%%

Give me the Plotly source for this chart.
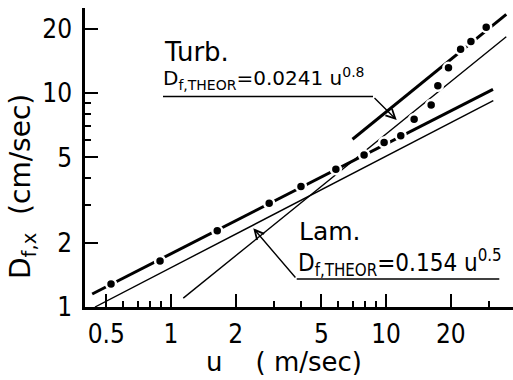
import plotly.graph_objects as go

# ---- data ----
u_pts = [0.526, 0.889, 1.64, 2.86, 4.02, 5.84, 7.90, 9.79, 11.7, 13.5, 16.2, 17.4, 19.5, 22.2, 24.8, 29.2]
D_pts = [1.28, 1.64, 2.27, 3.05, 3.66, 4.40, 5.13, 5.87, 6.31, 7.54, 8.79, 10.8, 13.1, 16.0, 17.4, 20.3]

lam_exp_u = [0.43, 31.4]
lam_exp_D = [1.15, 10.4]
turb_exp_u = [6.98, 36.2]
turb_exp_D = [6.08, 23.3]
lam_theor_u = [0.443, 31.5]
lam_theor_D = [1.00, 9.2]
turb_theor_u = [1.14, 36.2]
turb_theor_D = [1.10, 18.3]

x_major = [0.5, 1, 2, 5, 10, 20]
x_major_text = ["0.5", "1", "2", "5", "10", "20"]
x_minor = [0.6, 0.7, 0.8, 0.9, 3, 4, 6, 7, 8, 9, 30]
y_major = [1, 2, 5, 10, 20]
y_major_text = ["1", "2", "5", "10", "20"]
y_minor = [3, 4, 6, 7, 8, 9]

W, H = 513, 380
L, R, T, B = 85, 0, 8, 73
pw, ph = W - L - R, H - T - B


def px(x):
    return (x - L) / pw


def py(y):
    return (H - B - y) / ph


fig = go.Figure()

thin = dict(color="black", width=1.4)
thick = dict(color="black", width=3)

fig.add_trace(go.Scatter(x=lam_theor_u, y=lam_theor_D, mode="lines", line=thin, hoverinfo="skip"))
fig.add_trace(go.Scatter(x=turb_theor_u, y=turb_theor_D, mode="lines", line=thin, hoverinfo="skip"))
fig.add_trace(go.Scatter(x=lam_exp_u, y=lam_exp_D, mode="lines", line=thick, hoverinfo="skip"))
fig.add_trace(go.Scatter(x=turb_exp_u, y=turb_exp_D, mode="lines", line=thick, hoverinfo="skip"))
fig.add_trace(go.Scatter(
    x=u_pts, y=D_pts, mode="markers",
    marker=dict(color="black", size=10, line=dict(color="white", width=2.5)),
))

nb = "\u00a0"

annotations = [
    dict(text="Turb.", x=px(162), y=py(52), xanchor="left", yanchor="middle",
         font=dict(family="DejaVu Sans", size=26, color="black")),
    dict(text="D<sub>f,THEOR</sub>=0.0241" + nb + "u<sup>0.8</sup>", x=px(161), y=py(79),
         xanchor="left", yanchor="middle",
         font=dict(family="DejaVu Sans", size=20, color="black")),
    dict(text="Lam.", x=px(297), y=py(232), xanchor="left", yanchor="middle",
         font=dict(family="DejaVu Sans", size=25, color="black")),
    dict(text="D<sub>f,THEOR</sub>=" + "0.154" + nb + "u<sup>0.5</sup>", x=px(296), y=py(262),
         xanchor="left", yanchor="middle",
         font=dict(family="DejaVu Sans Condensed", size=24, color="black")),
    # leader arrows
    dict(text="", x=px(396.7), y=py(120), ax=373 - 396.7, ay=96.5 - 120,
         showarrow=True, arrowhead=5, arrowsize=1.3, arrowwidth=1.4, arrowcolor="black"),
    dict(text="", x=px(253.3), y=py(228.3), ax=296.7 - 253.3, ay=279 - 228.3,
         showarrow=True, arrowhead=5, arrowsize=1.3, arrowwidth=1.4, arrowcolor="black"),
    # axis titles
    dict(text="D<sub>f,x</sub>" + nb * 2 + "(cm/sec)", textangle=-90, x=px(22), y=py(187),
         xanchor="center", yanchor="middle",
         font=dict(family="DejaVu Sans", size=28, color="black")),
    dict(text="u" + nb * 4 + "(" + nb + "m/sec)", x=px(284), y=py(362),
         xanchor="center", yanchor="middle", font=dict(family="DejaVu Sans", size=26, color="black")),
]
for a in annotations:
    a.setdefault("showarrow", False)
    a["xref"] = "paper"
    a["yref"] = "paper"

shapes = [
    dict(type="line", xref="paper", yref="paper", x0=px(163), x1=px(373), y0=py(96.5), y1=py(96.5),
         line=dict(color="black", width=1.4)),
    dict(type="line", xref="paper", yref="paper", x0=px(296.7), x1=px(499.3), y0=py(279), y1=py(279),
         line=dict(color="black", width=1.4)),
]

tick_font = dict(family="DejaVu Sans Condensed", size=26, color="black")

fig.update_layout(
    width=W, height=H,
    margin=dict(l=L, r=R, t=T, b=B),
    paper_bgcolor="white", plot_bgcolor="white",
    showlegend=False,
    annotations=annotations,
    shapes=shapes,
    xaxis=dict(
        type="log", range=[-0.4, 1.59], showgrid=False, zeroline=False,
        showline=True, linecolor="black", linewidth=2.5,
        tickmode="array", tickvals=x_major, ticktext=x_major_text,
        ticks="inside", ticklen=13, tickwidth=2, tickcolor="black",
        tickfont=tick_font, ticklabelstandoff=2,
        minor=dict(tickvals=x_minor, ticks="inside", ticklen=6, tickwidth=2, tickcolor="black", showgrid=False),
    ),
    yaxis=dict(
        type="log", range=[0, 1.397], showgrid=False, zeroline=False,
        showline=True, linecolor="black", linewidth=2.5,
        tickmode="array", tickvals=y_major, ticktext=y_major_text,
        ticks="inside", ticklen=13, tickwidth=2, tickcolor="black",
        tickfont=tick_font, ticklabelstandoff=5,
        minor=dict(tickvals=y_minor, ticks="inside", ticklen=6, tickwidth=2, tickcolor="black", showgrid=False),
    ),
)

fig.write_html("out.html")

%%

Reproduce the full listing above verbatim, with no pictures included.

Give me the Plotly source for this chart.
import plotly.graph_objects as go

# ---- data ----
u_pts = [0.526, 0.889, 1.64, 2.86, 4.02, 5.84, 7.90, 9.79, 11.7, 13.5, 16.2, 17.4, 19.5, 22.2, 24.8, 29.2]
D_pts = [1.28, 1.64, 2.27, 3.05, 3.66, 4.40, 5.13, 5.87, 6.31, 7.54, 8.79, 10.8, 13.1, 16.0, 17.4, 20.3]

lam_exp_u = [0.43, 31.4]
lam_exp_D = [1.15, 10.4]
turb_exp_u = [6.98, 36.2]
turb_exp_D = [6.08, 23.3]
lam_theor_u = [0.443, 31.5]
lam_theor_D = [1.00, 9.2]
turb_theor_u = [1.14, 36.2]
turb_theor_D = [1.10, 18.3]

x_major = [0.5, 1, 2, 5, 10, 20]
x_major_text = ["0.5", "1", "2", "5", "10", "20"]
x_minor = [0.6, 0.7, 0.8, 0.9, 3, 4, 6, 7, 8, 9, 30]
y_major = [1, 2, 5, 10, 20]
y_major_text = ["1", "2", "5", "10", "20"]
y_minor = [3, 4, 6, 7, 8, 9]

W, H = 513, 380
L, R, T, B = 85, 0, 8, 73
pw, ph = W - L - R, H - T - B


def px(x):
    return (x - L) / pw


def py(y):
    return (H - B - y) / ph


fig = go.Figure()

thin = dict(color="black", width=1.4)
thick = dict(color="black", width=3)

fig.add_trace(go.Scatter(x=lam_theor_u, y=lam_theor_D, mode="lines", line=thin, hoverinfo="skip"))
fig.add_trace(go.Scatter(x=turb_theor_u, y=turb_theor_D, mode="lines", line=thin, hoverinfo="skip"))
fig.add_trace(go.Scatter(x=lam_exp_u, y=lam_exp_D, mode="lines", line=thick, hoverinfo="skip"))
fig.add_trace(go.Scatter(x=turb_exp_u, y=turb_exp_D, mode="lines", line=thick, hoverinfo="skip"))
fig.add_trace(go.Scatter(
    x=u_pts, y=D_pts, mode="markers",
    marker=dict(color="black", size=10, line=dict(color="white", width=2.5)),
))

nb = "\u00a0"

annotations = [
    dict(text="Turb.", x=px(162), y=py(52), xanchor="left", yanchor="middle",
         font=dict(family="DejaVu Sans", size=26, color="black")),
    dict(text="D<sub>f,THEOR</sub>=0.0241" + nb + "u<sup>0.8</sup>", x=px(161), y=py(79),
         xanchor="left", yanchor="middle",
         font=dict(family="DejaVu Sans", size=20, color="black")),
    dict(text="Lam.", x=px(297), y=py(232), xanchor="left", yanchor="middle",
         font=dict(family="DejaVu Sans", size=25, color="black")),
    dict(text="D<sub>f,THEOR</sub>=" + "0.154" + nb + "u<sup>0.5</sup>", x=px(296), y=py(262),
         xanchor="left", yanchor="middle",
         font=dict(family="DejaVu Sans Condensed", size=24, color="black")),
    # leader arrows
    dict(text="", x=px(396.7), y=py(120), ax=373 - 396.7, ay=96.5 - 120,
         showarrow=True, arrowhead=5, arrowsize=1.3, arrowwidth=1.4, arrowcolor="black"),
    dict(text="", x=px(253.3), y=py(228.3), ax=296.7 - 253.3, ay=279 - 228.3,
         showarrow=True, arrowhead=5, arrowsize=1.3, arrowwidth=1.4, arrowcolor="black"),
    # axis titles
    dict(text="D<sub>f,x</sub>" + nb * 2 + "(cm/sec)", textangle=-90, x=px(22), y=py(187),
         xanchor="center", yanchor="middle",
         font=dict(family="DejaVu Sans", size=28, color="black")),
    dict(text="u" + nb * 4 + "(" + nb + "m/sec)", x=px(284), y=py(362),
         xanchor="center", yanchor="middle", font=dict(family="DejaVu Sans", size=26, color="black")),
]
for a in annotations:
    a.setdefault("showarrow", False)
    a["xref"] = "paper"
    a["yref"] = "paper"

shapes = [
    dict(type="line", xref="paper", yref="paper", x0=px(163), x1=px(373), y0=py(96.5), y1=py(96.5),
         line=dict(color="black", width=1.4)),
    dict(type="line", xref="paper", yref="paper", x0=px(296.7), x1=px(499.3), y0=py(279), y1=py(279),
         line=dict(color="black", width=1.4)),
]

tick_font = dict(family="DejaVu Sans Condensed", size=26, color="black")

fig.update_layout(
    width=W, height=H,
    margin=dict(l=L, r=R, t=T, b=B),
    paper_bgcolor="white", plot_bgcolor="white",
    showlegend=False,
    annotations=annotations,
    shapes=shapes,
    xaxis=dict(
        type="log", range=[-0.4, 1.59], showgrid=False, zeroline=False,
        showline=True, linecolor="black", linewidth=2.5,
        tickmode="array", tickvals=x_major, ticktext=x_major_text,
        ticks="inside", ticklen=13, tickwidth=2, tickcolor="black",
        tickfont=tick_font, ticklabelstandoff=2,
        minor=dict(tickvals=x_minor, ticks="inside", ticklen=6, tickwidth=2, tickcolor="black", showgrid=False),
    ),
    yaxis=dict(
        type="log", range=[0, 1.397], showgrid=False, zeroline=False,
        showline=True, linecolor="black", linewidth=2.5,
        tickmode="array", tickvals=y_major, ticktext=y_major_text,
        ticks="inside", ticklen=13, tickwidth=2, tickcolor="black",
        tickfont=tick_font, ticklabelstandoff=5,
        minor=dict(tickvals=y_minor, ticks="inside", ticklen=6, tickwidth=2, tickcolor="black", showgrid=False),
    ),
)

fig.write_html("out.html")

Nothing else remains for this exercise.